Winsorization in Amplitude Analytics

Open a segmentation chart, select Formula from the Measured As block, and enter this formula:

(PROPSUM(A1) + W*UNIQUES(A2)) / (UNIQUES(A1) + UNIQUES(A2))

Where W is your winsorization value.

Who performed doesn’t support propsum, but you can make a cohort with a total sum of property, then add that cohort as a segment filter.

Average of property

All the methods discussed for sum of property events work for average of property events; simply replace sum with average.

Funnel totals

Approximate this as totals of the last step of the funnel.

Sum of last step of funnel

Approximate this as a prop sum of the last step of the funnel.

Prop min / prop max

Cohorts don’t support prop min or prop max; however, computations do. Add filters on computations in the segment controls to access them.

Winsorization in Experiment

Amplitude Experiment supports max winsorization for all metric types except uniques, funnel uniques, and retention. This is only available for users on Enterprise plans.

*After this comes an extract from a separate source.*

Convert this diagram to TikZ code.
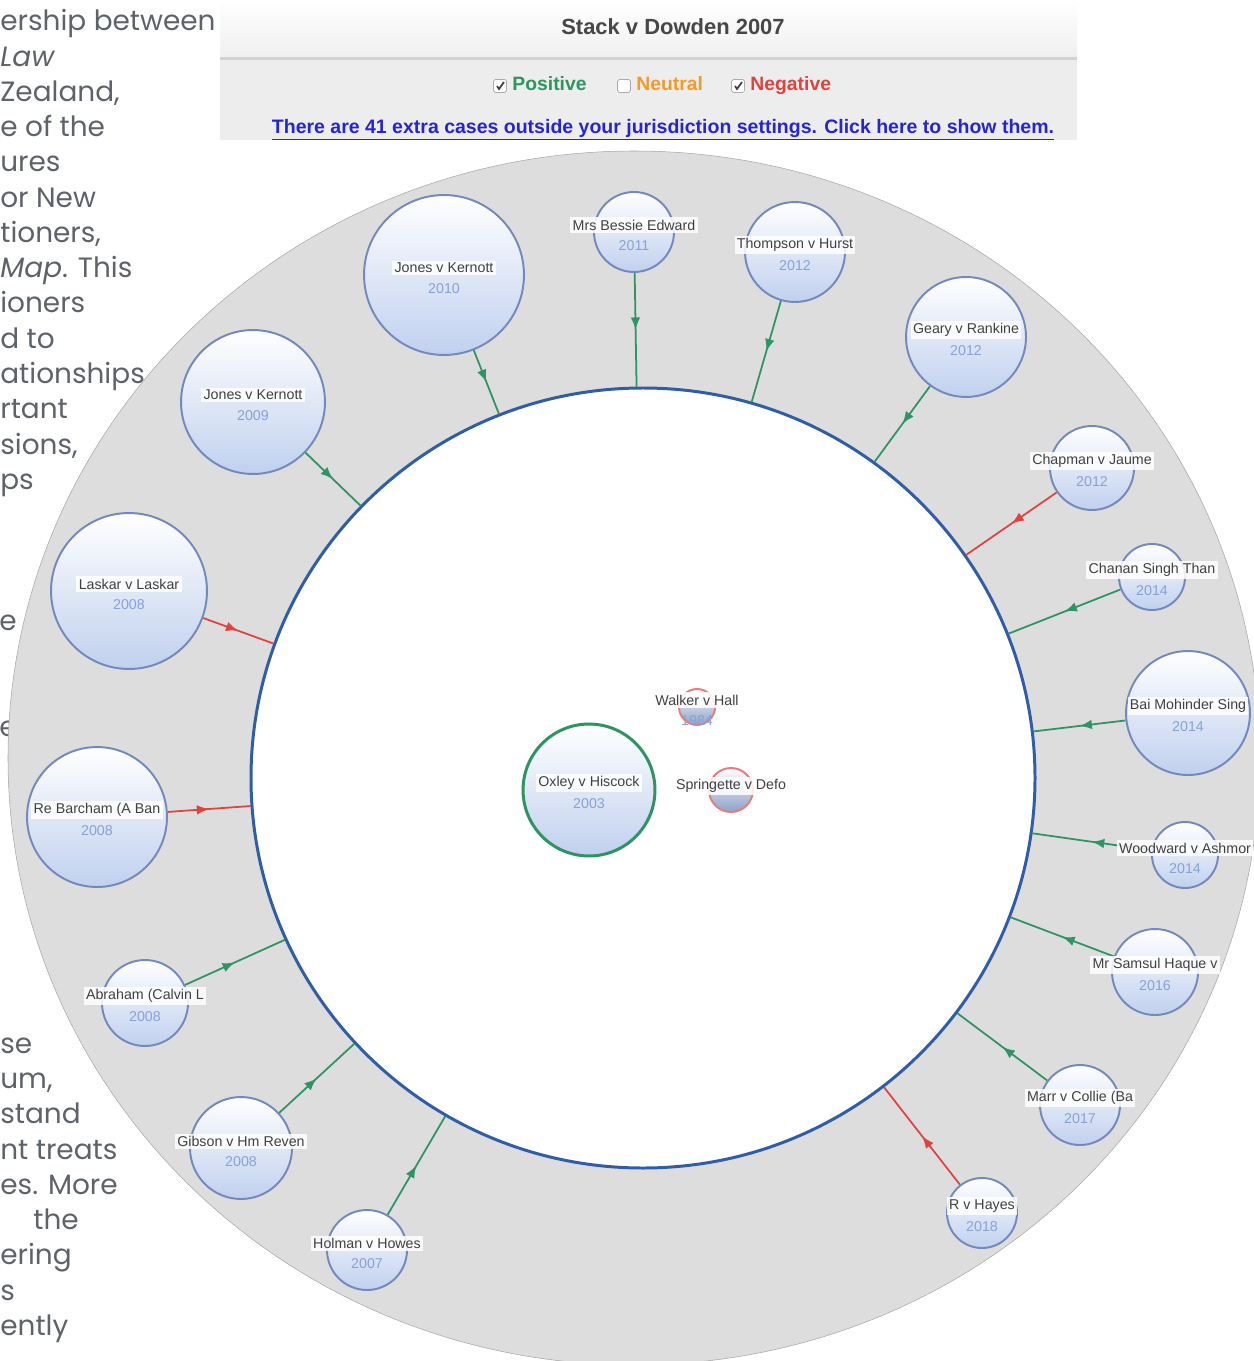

When switched on, Amplitude Experiment applies winsorization at the per-metric level. Change the default value to one you want to use for winsorization.

In the metrics table, hovering over the cell will show how many users were winsorized.

As a best practice, avoid winsorizing more than 5% of your data. If, for example, 10% of your data are outliers, it’s better to investigate that group separately and run two different analyses. You can also see if there are more outliers in one variant than another. For formula metrics, Amplitude applies the same winsorization value to each term.

Log transform in Experiment

Like Winsorization, Amplitude Experiment also supports log transforms as an alternative solution to outliers. This is only available for users on Enterprise plans.

When enabled, Amplitude Experiment applies the log transformation at a per-metric level. It uses logarithm with base e. Experiment uses ln(1+x) to deal with the case where x = 0. x is the metrics value for a particular user. If 1+x <= 0, Experiment returns 0 for the metric value for that individual user.

If you enable both winsorization and log transform, winsorization applies first and then the log transform.